Выбрать главу

Но в нашей войне погибло как минимум три миллиона человек, медленно произнес я, пока мой затуманенный мозг пытался выполнить простейшую математическую операцию. Если умножить три миллиона на сотню… получится…

В этой точке моим когнитивным способностям пришел конец, потому что я не мог умножать страдания до такой степени. Я не знал, хочется ли мне смеяться, плакать, кричать или сдаться в психушку. Я тоже верил во все, о чем он говорил, но я, в отличие от доктора Мао, пережил и революцию, и ее последствия. Не только капитализм создавал фантазии при помощи Идеологических Государственных Аппаратов и всем их навязывал при помощи Репрессивных Государственных Аппаратов – но и коммунизм тоже. Разве исправительный лагерь не был тем же самым Репрессивным Государственным Аппаратом, существовавшим лишь для того, чтобы выполнять работу Идеологического Государственного Аппарата? Исправительному лагерю надлежало превратить заключенных в людей, которые, даже оставаясь рабами, клялись бы и божились, что они свободны, а сломавшись, утверждали бы, что родились заново. Че Гевара и доктор Мао видели вьетнамскую революцию издалека, при полном параде, а я видел ее совсем рядом, в чем мать родила. Может, и стоило, конечно, отдать три миллиона жизней во имя революции, хотя обычно так говорили те, кто остался в живых. Три миллиона человек погибло за эту революцию! Мы просто-напросто поменяли один Репрессивный Государственный Аппарат на другой, с одной только разницей, что теперь этот аппарат был наш собственный. Наверное, маоисты вроде моего доктора считали, что, прежде чем подняться, нужно упасть на самое дно. Может, в этом-то и была моя проблема: я думал, что мы, вьетнамцы, упали на самое дно еще при французах, но оттуда нам постучали с другого дна, американского, и в итоге оказалось, что под ним было еще одно дно – уже наше собственное.

Поэтому-то мне и нужен был виски или кто-то из его родственников, чтобы эта жизнь была пригодна для жизни, однако, взглянув на свой стакан, я увидел, что он уже пуст.

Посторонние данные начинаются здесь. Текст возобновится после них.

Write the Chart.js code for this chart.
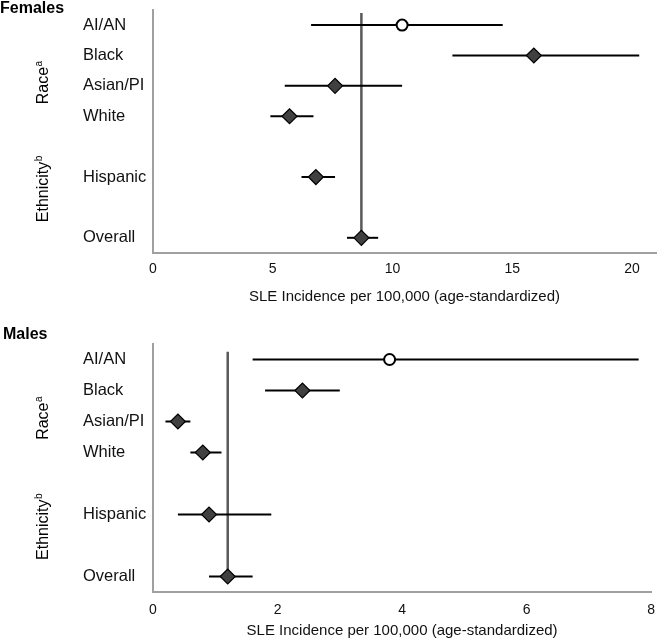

Доктор Мао кайфанул и слегка расслабился, позабыв о светских условностях, и, вместо того чтобы наполнить мой пересохший сосуд, сказал: и раз уж речь зашла о преступниках, никогда раньше не видел вьетнамского торговца наркотиками.

Мне нравится считать себя законодателем мод.

Может, это все твои евразийские корни.

Это все мои евразийские корни, что же еще.

У вьетнамцев дела здесь идут очень хорошо.

Правда?

Они все врачи, юристы, деятели культуры. Им не нужно торговать наркотиками, и, кстати, может быть, их законопослушность объясняется тем, что стремление к честному труду – часть их культурного кода?

Это у нас в крови.

А может быть, вся ирония в том, что местные вьетнамцы оторваны от своей среды и поэтому им не надо ни употреблять наркотики, ни торговать ими. В конце концов, история ведь знает много примеров погони за интоксикацией: у китайцев был опиум, у арабов – гашиш.